Exercise aim: Without the pictures, extract every line from the start of the material to the line containing "const R_Y_MINOR = [2.5, 7.5, 12.5, 17.5, 22.5];", both ends included.

• • • • • • •

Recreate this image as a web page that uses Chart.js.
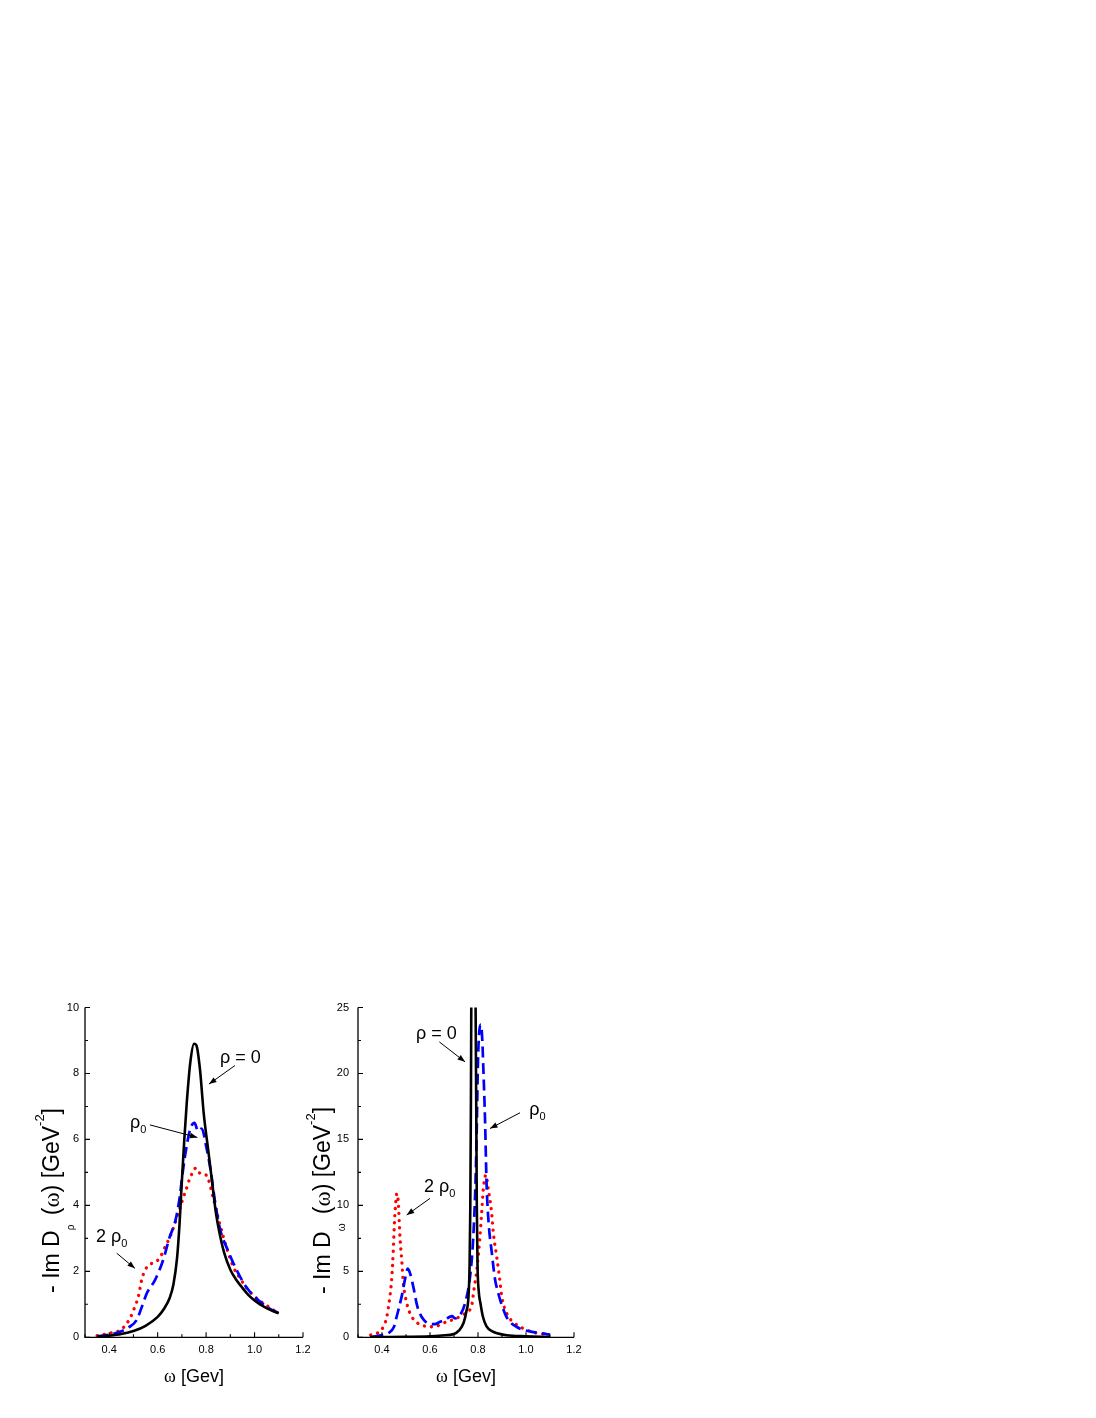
<!DOCTYPE html>
<html><head><meta charset="utf-8">
<script src="https://cdn.jsdelivr.net/npm/chart.js@4.4.1/dist/chart.umd.min.js"></script>
<style>
html,body{margin:0;padding:0;background:#fff;}
body{width:1096px;height:1418px;position:relative;overflow:hidden;}
.panel{position:absolute;}
</style></head><body>
<div class="panel" style="left:0px;top:980px;width:320px;height:430px"><canvas id="c1"></canvas></div>
<div class="panel" style="left:290px;top:980px;width:310px;height:430px"><canvas id="c2"></canvas></div>
<script>
// ---------- tick values ----------
const X_TICKS = [0.4, 0.6, 0.8, 1.0, 1.2];
const X_MINOR = [0.3, 0.5, 0.7, 0.9, 1.1];
const L_Y_TICKS = [0, 2, 4, 6, 8, 10];
const L_Y_MINOR = [1, 3, 5, 7, 9];
const R_Y_TICKS = [0, 5, 10, 15, 20, 25];
const R_Y_MINOR = [2.5, 7.5, 12.5, 17.5, 22.5];

// ---------- left panel: -Im D_rho ----------
const L_vac_w = [0.35,0.40,0.45,0.50,0.55,0.60,0.625,0.65,0.665,0.68,0.69,0.70,0.71,0.72,0.735,0.75,0.76,0.775,0.79,0.81,0.825,0.84,0.857,0.875,0.90,0.925,0.95,0.975,1.00,1.04,1.08,1.10];
const L_vac_v = [0.02,0.05,0.10,0.19,0.35,0.62,0.85,1.2,1.6,2.4,3.4,4.75,6.0,7.1,8.35,8.9,8.85,8.1,6.8,5.6,4.7,3.8,3.1,2.55,2.05,1.74,1.5,1.28,1.12,0.92,0.78,0.73];

const L_rho0_w = [0.35,0.40,0.445,0.48,0.513,0.535,0.555,0.59,0.623,0.65,0.672,0.692,0.70,0.713,0.734,0.752,0.767,0.782,0.80,0.82,0.835,0.857,0.892,0.926,0.968,1.023,1.06,1.10];
const L_rho0_v = [0.03,0.08,0.17,0.3,0.52,0.93,1.33,1.75,2.35,3.05,3.5,4.3,4.8,5.5,6.3,6.5,6.25,6.33,5.8,5.0,4.2,3.3,2.6,2.04,1.5,1.08,0.88,0.74];

const L_2rho0_w = [0.35,0.40,0.45,0.486,0.506,0.52,0.534,0.548,0.565,0.607,0.63,0.654,0.685,0.70,0.717,0.733,0.758,0.778,0.80,0.83,0.85,0.871,0.892,0.912,0.94,0.968,1.009,1.057,1.10];
const L_2rho0_v = [0.05,0.12,0.24,0.58,0.93,1.23,1.74,2.04,2.19,2.39,2.73,3.1,3.76,4.11,4.47,4.82,5.13,4.95,4.92,4.21,3.61,3.05,2.55,2.14,1.79,1.49,1.18,0.93,0.72];

// ---------- right panel: -Im D_omega ----------
const R_vac_w = [0.35,0.40,0.50,0.60,0.65,0.70,0.72,0.74,0.752,0.76,0.765,0.768,0.7705,0.772,0.776,0.781,0.786,0.790,0.7925,0.795,0.798,0.803,0.81,0.82,0.835,0.86,0.88,0.92,1.00,1.10];
const R_vac_v = [0.01,0.02,0.04,0.08,0.14,0.25,0.5,1.1,2.0,3.0,5.5,10,18,25,38,45,38,25,18,10,5.5,3.5,2.6,1.6,0.85,0.45,0.3,0.15,0.08,0.03];

const R_rho0_w = [0.36,0.40,0.426,0.45,0.461,0.482,0.497,0.507,0.517,0.532,0.545,0.558,0.575,0.593,0.62,0.642,0.665,0.683,0.692,0.704,0.725,0.746,0.767,0.78,0.79,0.795,0.80,0.806,0.812,0.818,0.822,0.829,0.836,0.845,0.857,0.87,0.885,0.90,0.92,0.96,1.02,1.085,1.10];
const R_rho0_v = [0.03,0.17,0.3,0.8,1.56,3.1,4.5,5.2,4.85,3.7,2.5,1.8,1.3,1.06,1.0,1.18,1.35,1.56,1.6,1.44,1.69,2.58,4.6,7.5,12,16,21,23.3,23.7,22.5,20.5,16.7,11.5,8.5,6.5,4.5,3.3,2.4,1.5,0.8,0.43,0.25,0.2];

const R_2rho0_w = [0.353,0.399,0.42,0.433,0.44,0.447,0.451,0.458,0.462,0.468,0.475,0.482,0.489,0.503,0.524,0.565,0.614,0.67,0.711,0.746,0.774,0.783,0.795,0.808,0.815,0.822,0.833,0.843,0.857,0.864,0.878,0.889,0.899,0.92,0.954,1.003,1.051,1.093];
const R_2rho0_v = [0.17,0.6,1.56,3.1,4.34,6.6,8.4,10.4,10.9,10.2,7.6,5.9,4.1,2.6,1.56,0.93,0.8,1.18,1.44,1.82,2.45,3.6,5.1,7.6,9.4,11.2,12.3,11.2,9.4,7.9,6.1,4.6,3.1,1.8,1.06,0.55,0.3,0.23];

const SANS = "'Liberation Sans', Arial, sans-serif";
const SERIF = "'Liberation Serif', 'Times New Roman', serif";

function pts(w, v) { return w.map((x, i) => ({x: x, y: v[i]})); }

function drawRich(ctx, parts, x, y) {
  let cx = x;
  parts.forEach(p => {
    ctx.font = (p.size) + 'px ' + (p.serif ? SERIF : SANS);
    ctx.fillText(p.t, cx, y + (p.dy || 0));
    cx += ctx.measureText(p.t).width + (p.gap || 0);
  });
}
function richWidth(ctx, parts) {
  let w = 0;
  parts.forEach(p => { ctx.font = (p.size) + 'px ' + (p.serif ? SERIF : SANS); w += ctx.measureText(p.t).width + (p.gap || 0); });
  return w;
}
function arrow(ctx, x1, y1, x2, y2) {
  ctx.beginPath(); ctx.lineWidth = 1; ctx.moveTo(x1, y1); ctx.lineTo(x2, y2); ctx.stroke();
  const ang = Math.atan2(y2 - y1, x2 - x1), L = 7.5, H = 2.8;
  ctx.beginPath();
  ctx.moveTo(x2, y2);
  ctx.lineTo(x2 - L * Math.cos(ang) + H * Math.sin(ang), y2 - L * Math.sin(ang) - H * Math.cos(ang));
  ctx.lineTo(x2 - L * Math.cos(ang) - H * Math.sin(ang), y2 - L * Math.sin(ang) + H * Math.cos(ang));
  ctx.closePath(); ctx.fill();
}

const decor = {
  id: 'decor',
  afterDraw(chart, args, o) {
    const ctx = chart.ctx, a = chart.chartArea, xs = chart.scales.x, ys = chart.scales.y;
    ctx.save();
    ctx.strokeStyle = '#000'; ctx.fillStyle = '#000';
    ctx.lineWidth = 1.3;
    ctx.beginPath();
    ctx.moveTo(a.left, a.top); ctx.lineTo(a.left, a.bottom); ctx.lineTo(a.right, a.bottom);
    ctx.stroke();
    ctx.lineWidth = 1.1;
    ctx.beginPath();
    o.xMajor.forEach(v => { const p = xs.getPixelForValue(v); ctx.moveTo(p, a.bottom); ctx.lineTo(p, a.bottom - 5); });
    o.xMinor.forEach(v => { const p = xs.getPixelForValue(v); ctx.moveTo(p, a.bottom); ctx.lineTo(p, a.bottom - 3); });
    o.yMajor.forEach(v => { const p = ys.getPixelForValue(v); ctx.moveTo(a.left, p); ctx.lineTo(a.left + 5, p); });
    o.yMinor.forEach(v => { const p = ys.getPixelForValue(v); ctx.moveTo(a.left, p); ctx.lineTo(a.left + 3, p); });
    ctx.stroke();
    // annotations
    ctx.textBaseline = 'alphabetic'; ctx.textAlign = 'left';
    o.notes.forEach(n => {
      drawRich(ctx, n.parts, xs.getPixelForValue(n.x), ys.getPixelForValue(n.y));
      arrow(ctx, xs.getPixelForValue(n.from[0]), ys.getPixelForValue(n.from[1]),
                 xs.getPixelForValue(n.to[0]), ys.getPixelForValue(n.to[1]));
    });
    // y title (rotated)
    ctx.save();
    ctx.translate(a.left - o.yTitleGap, a.top + (a.bottom - a.top) * o.yTitlePos);
    ctx.rotate(-Math.PI / 2);
    const tw = richWidth(ctx, o.yTitle);
    drawRich(ctx, o.yTitle, -tw / 2, 0);
    ctx.restore();
    // x title
    const xw = richWidth(ctx, o.xTitle);
    drawRich(ctx, o.xTitle, (a.left + a.right) / 2 - xw / 2, a.bottom + 44.5);
    ctx.restore();
  }
};

function yTitleParts(sub) {
  return [
    {t: '- Im D', size: 23},
    {t: sub, size: 10, dy: 15, gap: 3},
    {t: ' (', size: 23},
    {t: 'ω', size: 23, serif: true},
    {t: ') [GeV', size: 23},
    {t: '-2', size: 13, dy: -15},
    {t: ']', size: 23}
  ];
}
const X_TITLE = [{t: 'ω', size: 18, serif: true}, {t: ' [Gev]', size: 18}];

function makeChart(id, series, yMax, yTicks, yMinor, yWidth, yPad, decorOpts) {
  const tickFont = {family: SANS, size: 11};
  return new Chart(document.getElementById(id), {
    type: 'line',
    data: {
      datasets: [
        {data: pts(series[0][0], series[0][1]), borderColor: '#000000', borderWidth: 2.6, pointRadius: 0, fill: false, cubicInterpolationMode: 'monotone'},
        {data: pts(series[1][0], series[1][1]), borderColor: '#0000ff', borderWidth: 2.7, borderDash: [11, 5.5], pointRadius: 0, fill: false, cubicInterpolationMode: 'monotone'},
        {data: pts(series[2][0], series[2][1]), borderColor: '#ff0000', borderWidth: 3.3, borderDash: [0.1, 7], borderCapStyle: 'round', pointRadius: 0, fill: false, cubicInterpolationMode: 'monotone'}
      ]
    },
    options: {
      responsive: true, maintainAspectRatio: false, animation: false, devicePixelRatio: 1,
      layout: {padding: {left: 0, right: decorOpts.padRight, top: 27.5, bottom: 12.7}},
      plugins: {legend: {display: false}, tooltip: {enabled: false}, decor: decorOpts},
      scales: {
        x: {
          type: 'linear', min: 0.3, max: 1.2,
          afterBuildTicks: s => { s.ticks = X_TICKS.map(v => ({value: v})); },
          afterFit: s => { s.height = 60; },
          grid: {display: false, drawTicks: false}, border: {display: false},
          ticks: {font: tickFont, color: '#000', padding: 6, maxRotation: 0, autoSkip: false, callback: v => v.toFixed(1)}
        },
        y: {
          type: 'linear', min: 0, max: yMax,
          afterBuildTicks: s => { s.ticks = yTicks.map(v => ({value: v})); },
          afterFit: s => { s.width = yWidth; },
          grid: {display: false, drawTicks: false}, border: {display: false},
          ticks: {font: tickFont, color: '#000', padding: yPad, autoSkip: false, callback: v => String(v)}
        }
      }
    },
    plugins: [decor]
  });
}

makeChart('c1', [[L_vac_w, L_vac_v], [L_rho0_w, L_rho0_v], [L_2rho0_w, L_2rho0_v]], 10, L_Y_TICKS, L_Y_MINOR, 85, 6, {
  padRight: 17,
  xMajor: X_TICKS, xMinor: X_MINOR, yMajor: L_Y_TICKS, yMinor: L_Y_MINOR,
  yTitle: yTitleParts('ρ'), yTitleGap: 26, yTitlePos: 0.585, xTitle: X_TITLE,
  notes: [
    {x: 0.857, y: 8.31, parts: [{t: 'ρ = 0', size: 18}], from: [0.919, 8.24], to: [0.812, 7.68]},
    {x: 0.486, y: 6.34, parts: [{t: 'ρ', size: 18}, {t: '0', size: 11, dy: 5}], from: [0.568, 6.44], to: [0.764, 6.06]},
    {x: 0.345, y: 2.90, parts: [{t: '2 ρ', size: 18}, {t: '0', size: 11, dy: 5}], from: [0.431, 2.55], to: [0.506, 2.09]}
  ]
});

makeChart('c2', [[R_vac_w, R_vac_v], [R_rho0_w, R_rho0_v], [R_2rho0_w, R_2rho0_v]], 25, R_Y_TICKS, R_Y_MINOR, 68, 9, {
  padRight: 26,
  xMajor: X_TICKS, xMinor: X_MINOR, yMajor: R_Y_TICKS, yMinor: R_Y_MINOR,
  yTitle: yTitleParts('ω'), yTitleGap: 28.5, yTitlePos: 0.585, xTitle: X_TITLE,
  notes: [
    {x: 0.542, y: 22.58, parts: [{t: 'ρ = 0', size: 18}], from: [0.639, 22.39], to: [0.746, 20.88]},
    {x: 1.014, y: 16.84, parts: [{t: 'ρ', size: 18}, {t: '0', size: 11, dy: 5}], from: [0.975, 17.02], to: [0.85, 15.83]},
    {x: 0.575, y: 11.03, parts: [{t: '2 ρ', size: 18}, {t: '0', size: 11, dy: 5}], from: [0.6, 10.53], to: [0.503, 9.27]}
  ]
});
</script>
</body></html>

• • • • • • •

Task result:
Recreate this image as a web page that uses Chart.js.
<!DOCTYPE html>
<html><head><meta charset="utf-8">
<script src="https://cdn.jsdelivr.net/npm/chart.js@4.4.1/dist/chart.umd.min.js"></script>
<style>
html,body{margin:0;padding:0;background:#fff;}
body{width:1096px;height:1418px;position:relative;overflow:hidden;}
.panel{position:absolute;}
</style></head><body>
<div class="panel" style="left:0px;top:980px;width:320px;height:430px"><canvas id="c1"></canvas></div>
<div class="panel" style="left:290px;top:980px;width:310px;height:430px"><canvas id="c2"></canvas></div>
<script>
// ---------- tick values ----------
const X_TICKS = [0.4, 0.6, 0.8, 1.0, 1.2];
const X_MINOR = [0.3, 0.5, 0.7, 0.9, 1.1];
const L_Y_TICKS = [0, 2, 4, 6, 8, 10];
const L_Y_MINOR = [1, 3, 5, 7, 9];
const R_Y_TICKS = [0, 5, 10, 15, 20, 25];
const R_Y_MINOR = [2.5, 7.5, 12.5, 17.5, 22.5];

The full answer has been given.